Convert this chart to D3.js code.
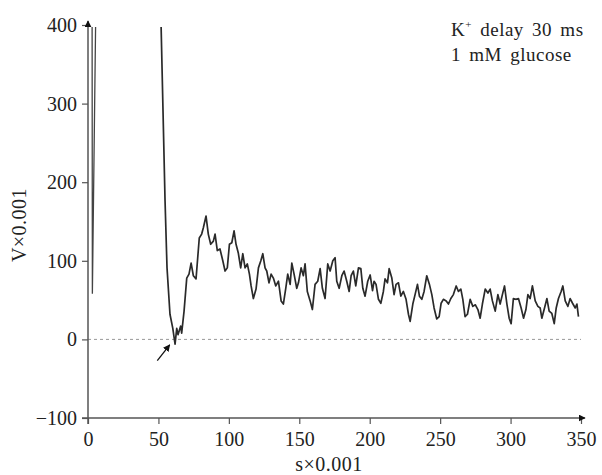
<!DOCTYPE html>
<html>
<head>
<meta charset="utf-8">
<script src="https://cdn.jsdelivr.net/npm/d3@7"></script>
<style>
  body { margin: 0; background: #fff; }
  text { font-family: "Liberation Serif", "Times New Roman", serif; fill: #222; }
</style>
</head>
<body>
<script>
// Stimulus artifact at the start (goes off scale above 400)
const spikeT = [2.9, 3.1, 5.6];
const spikeV = [430, 58, 430];

// Main recording (s x 0.001 , V x 0.001)
const traceT = [51.5, 54.7, 56.1, 58.2, 60.2, 61.8, 63.0, 63.9, 65.8, 66.5, 68.2, 70.1, 71.7, 73.2, 74.8, 76.7,
  79.0, 80.7, 81.9, 83.8, 85.4, 87.1, 89.0, 90.2, 91.8, 93.7, 95.7, 97.3, 98.9, 100.4, 102.1, 103.7, 105.1,
  106.7, 108.4, 109.9, 111.5, 113.1, 114.6, 115.8, 117.4, 119.3, 121.0, 122.7, 124.1, 125.7, 126.9, 128.5,
  130.0, 131.6, 133.3, 135.2, 137.1, 138.7, 140.4, 141.8, 143.5, 144.7, 146.3, 148.2, 149.4, 151.3, 152.9,
  154.1, 155.7, 157.7, 159.3, 161.2, 163.1, 164.8, 166.4, 168.3, 170.2, 171.9, 173.8, 175.4, 176.6, 178.3,
  180.2, 181.8, 183.7, 185.4, 186.8, 188.4, 190.1, 192.0, 193.7, 195.1, 196.7, 198.6, 200.3, 202.0, 203.1,
  204.5, 206.2, 207.9, 209.7, 210.9, 212.6, 213.8, 215.7, 217.3, 218.7, 220.4, 222.1, 223.9, 225.8, 227.5,
  228.7, 230.6, 232.2, 233.9, 235.3, 237.0, 238.6, 240.5, 242.4, 244.1, 245.7, 247.6, 249.3, 250.7, 252.3,
  254.3, 255.9, 257.6, 259.4, 261.4, 263.0, 264.7, 266.1, 267.7, 269.4, 271.3, 273.2, 275.0, 276.8, 278.4,
  280.0, 282.0, 283.9, 285.5, 287.1, 289.1, 291.0, 292.6, 294.2, 295.7, 297.4, 299.0, 300.4, 302.0, 303.7,
  305.6, 307.5, 309.2, 310.9, 312.3, 313.9, 315.5, 317.5, 319.4, 321.0, 322.2, 324.1, 325.8, 327.4, 329.3,
  331.0, 332.4, 334.0, 335.9, 337.1, 338.8, 340.7, 342.3, 344.0, 345.9, 347.1, 348.2];
const traceV = [430, 176, 91, 32, 14, -6, 14, 6, 17, 8, 36, 78, 83, 97, 81, 77,
  129, 134, 142, 157, 134, 121, 125, 134, 113, 115, 100, 87, 91, 121, 123, 138, 121,
  110, 91, 109, 91, 96, 83, 68, 52, 64, 91, 100, 109, 91, 87, 72,
  83, 78, 68, 74, 49, 45, 65, 83, 70, 97, 83, 65, 72, 91, 81,
  96, 61, 49, 38, 70, 74, 90, 65, 52, 96, 87, 100, 104, 74, 65,
  81, 87, 74, 61, 81, 87, 68, 91, 90, 65, 55, 74, 82, 62, 74,
  70, 51, 46, 61, 77, 72, 90, 78, 57, 70, 72, 55, 61, 51, 32,
  23, 45, 57, 70, 55, 51, 61, 81, 70, 57, 40, 26, 29, 46, 51,
  49, 45, 52, 57, 68, 61, 64, 51, 29, 32, 51, 42, 44, 38, 27,
  45, 64, 59, 64, 49, 36, 57, 45, 57, 68, 45, 27, 20, 52, 51,
  52, 40, 27, 38, 57, 52, 68, 49, 42, 40, 27, 40, 52, 36, 33,
  20, 40, 52, 61, 68, 49, 42, 52, 46, 40, 45, 29];

const xTicks = [0, 50, 100, 150, 200, 250, 300, 350];
const yTicks = [-100, 0, 100, 200, 300, 400];
const noteLines = ["delay 30 ms", "1 mM glucose"];
// arrow pointing at the minimum: [tail, head] in data units
const arrowPts = [[49.2, -27], [58.0, -7]];

const width = 602, height = 475;
const x = d3.scaleLinear().domain([0, 350]).range([88, 581]);
const y = d3.scaleLinear().domain([-100, 400]).range([418, 25]);

const svg = d3.select("body").append("svg")
    .attr("width", width)
    .attr("height", height);

const defs = svg.append("defs");
defs.append("marker")
    .attr("id", "tip")
    .attr("viewBox", "0 0 10 10")
    .attr("refX", 9).attr("refY", 5)
    .attr("markerWidth", 7).attr("markerHeight", 7)
    .attr("markerUnits", "userSpaceOnUse")
    .attr("orient", "auto")
  .append("path")
    .attr("d", "M0,0 L10,5 L0,10 z")
    .attr("fill", "#111");

defs.append("clipPath").attr("id", "plot")
  .append("rect")
    .attr("x", x(0)).attr("y", y(400) + 2)
    .attr("width", width - x(0)).attr("height", y(-100) - y(400));

// zero reference line
svg.append("line")
    .attr("x1", x(0)).attr("x2", x(350))
    .attr("y1", y(0)).attr("y2", y(0))
    .attr("stroke", "#999")
    .attr("stroke-width", 1)
    .attr("stroke-dasharray", "3,3");

// axes
const axisColor = "#555";
const xAxis = svg.append("g")
    .attr("transform", `translate(0,${y(-100)})`)
    .call(d3.axisBottom(x).tickValues(xTicks).tickSize(6).tickSizeOuter(0).tickPadding(8));
const yAxis = svg.append("g")
    .attr("transform", `translate(${x(0)},0)`)
    .call(d3.axisLeft(y).tickValues(yTicks).tickSize(6).tickSizeOuter(0).tickPadding(5)
      .tickFormat(d => d < 0 ? "\u2212" + Math.abs(d) : d));

[xAxis, yAxis].forEach(g => {
  g.select(".domain").remove();
  g.selectAll(".tick line").attr("stroke", axisColor).attr("stroke-width", 1.2);
  g.selectAll(".tick text")
    .style("font-family", "Liberation Serif, serif")
    .style("font-size", "20px")
    .attr("fill", "#222");
});

// axis lines with arrowheads
svg.append("line")
    .attr("x1", x(0) - 6).attr("x2", x(350) + 4)
    .attr("y1", y(-100)).attr("y2", y(-100))
    .attr("stroke", axisColor).attr("stroke-width", 1.5)
    .attr("marker-end", "url(#tip)");
svg.append("line")
    .attr("x1", x(0)).attr("x2", x(0))
    .attr("y1", y(-100) + 6).attr("y2", y(400) - 4)
    .attr("stroke", axisColor).attr("stroke-width", 1.5)
    .attr("marker-end", "url(#tip)");

// traces
const line = d3.line().x(d => x(d[0])).y(d => y(d[1]));
const traceGroup = svg.append("g").attr("clip-path", "url(#plot)");
traceGroup.append("path")
    .datum(spikeT.map((t, i) => [t, spikeV[i]]))
    .attr("fill", "none").attr("stroke", "#444").attr("stroke-width", 1.3)
    .attr("d", line);
traceGroup.append("path")
    .datum(traceT.map((t, i) => [t, traceV[i]]))
    .attr("fill", "none").attr("stroke", "#2a2a2a").attr("stroke-width", 1.7)
    .attr("stroke-linejoin", "round")
    .attr("d", line);

// arrow annotation
svg.append("line")
    .attr("x1", x(arrowPts[0][0])).attr("y1", y(arrowPts[0][1]))
    .attr("x2", x(arrowPts[1][0])).attr("y2", y(arrowPts[1][1]))
    .attr("stroke", "#111").attr("stroke-width", 1.3)
    .attr("marker-end", "url(#tip)");

// axis labels
svg.append("text")
    .attr("x", 329).attr("y", 471)
    .attr("text-anchor", "middle")
    .style("font-size", "20px")
    .style("letter-spacing", "0.5px")
    .text("s\u00d70.001");
svg.append("text")
    .attr("transform", "translate(26,225) rotate(-90)")
    .attr("text-anchor", "middle")
    .style("font-size", "20px")
    .style("letter-spacing", "0.5px")
    .text("V\u00d70.001");

// condition note
const note = svg.append("g").attr("transform", "translate(451,36)")
    .style("font-size", "19px")
    .style("letter-spacing", "0.5px")
    .style("word-spacing", "3px");
const first = note.append("text");
first.append("tspan").text("K");
first.append("tspan").attr("dy", -8).style("font-size", "11px").text("+");
first.append("tspan").attr("dy", 8).text(" " + noteLines[0]);
note.append("text").attr("y", 25).text(noteLines[1]);
</script>
</body>
</html>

****************

▶ Description of the task: Write down every line from the opening of the listing to the line with "const spikeV = [430, 58, 430];", both included, and nothing else; the pictures are omitted.

▶ Task response:
Convert this chart to D3.js code.
<!DOCTYPE html>
<html>
<head>
<meta charset="utf-8">
<script src="https://cdn.jsdelivr.net/npm/d3@7"></script>
<style>
  body { margin: 0; background: #fff; }
  text { font-family: "Liberation Serif", "Times New Roman", serif; fill: #222; }
</style>
</head>
<body>
<script>
// Stimulus artifact at the start (goes off scale above 400)
const spikeT = [2.9, 3.1, 5.6];
const spikeV = [430, 58, 430];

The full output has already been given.